My absolute favorite horror movie. I was so pissed they made sequels! It sort of cheapened the story to me (like you say, its all about helen, how the hell can Candyman then go pursue some other chick(s)????
I remember being particularly excited when this film came out. It didn’t seem like anything else at the time. And it really wasn’t. Watching it in the theater I was profoundly interested and terrified all at once. It’s only taken 18 years to become so clear in my head. 🙂
Thanks Unk! Wonderful write-up.
A classic, truly frightening film. Brilliant choice of setting in Chicago’s Cabrini Green section and it brought Tony Todd into the public consciousness.
And easily one of the best film scores ever. Philip Glass never topped himself after this.
Fantastic film, been awhile since I’ve watched the DVD, just might have to whip it out. It’s also been playing On Demand on the FearNet channel…

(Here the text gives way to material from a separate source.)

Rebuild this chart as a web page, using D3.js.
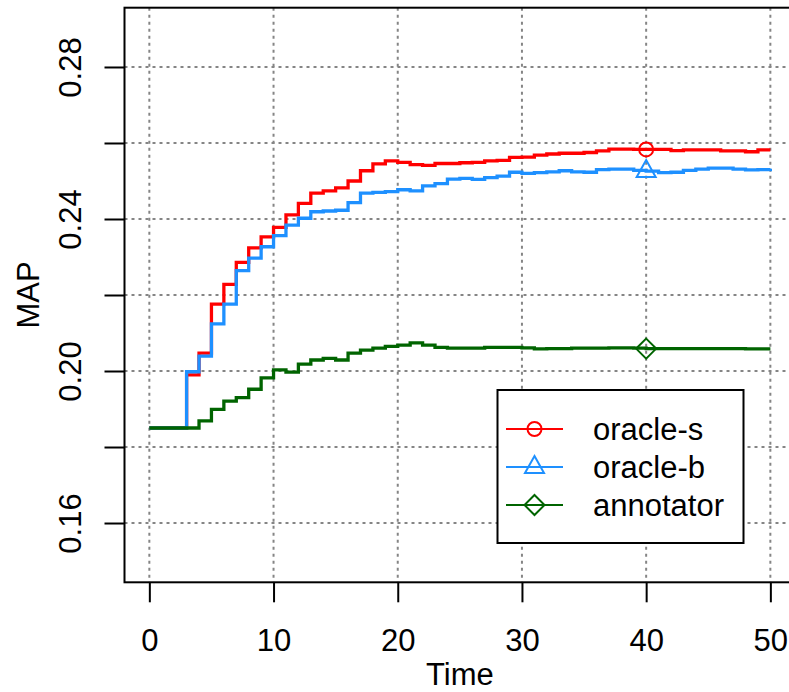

That…. was amazing. I’ve never been able to capture what it was about Candyman that so fascinated me (and my feminist-horror-loving friends), and you’ve done so perfectly. It always did seem like Candyman was just a background presence to Helen’s journey, but the ingrained habits of a thousand slasher films insist on pulling him to the foreground unnecessarily, even in those of us who should know better.
Going to have to watch it again, now!
The most shocking and frightening part of the film was just how inevitable it all seemed. She was a lamb driven to slaughter, and the fact she loved and accepted it at the end out-Polanski-ed Polanski. You understood and agreed with her reasoning, or unreasoning somewhat, unlike Polanski’s knucklehead in “The Tenant.” The film captured Barker’s notion better than his own story.
Lame comment, I know. But FANTASTIC piece!
This terrific movie gets ignored/forgotten regularly by genre fans, so I’m glad to see it get any kind of love- but this is outstanding. Kudos!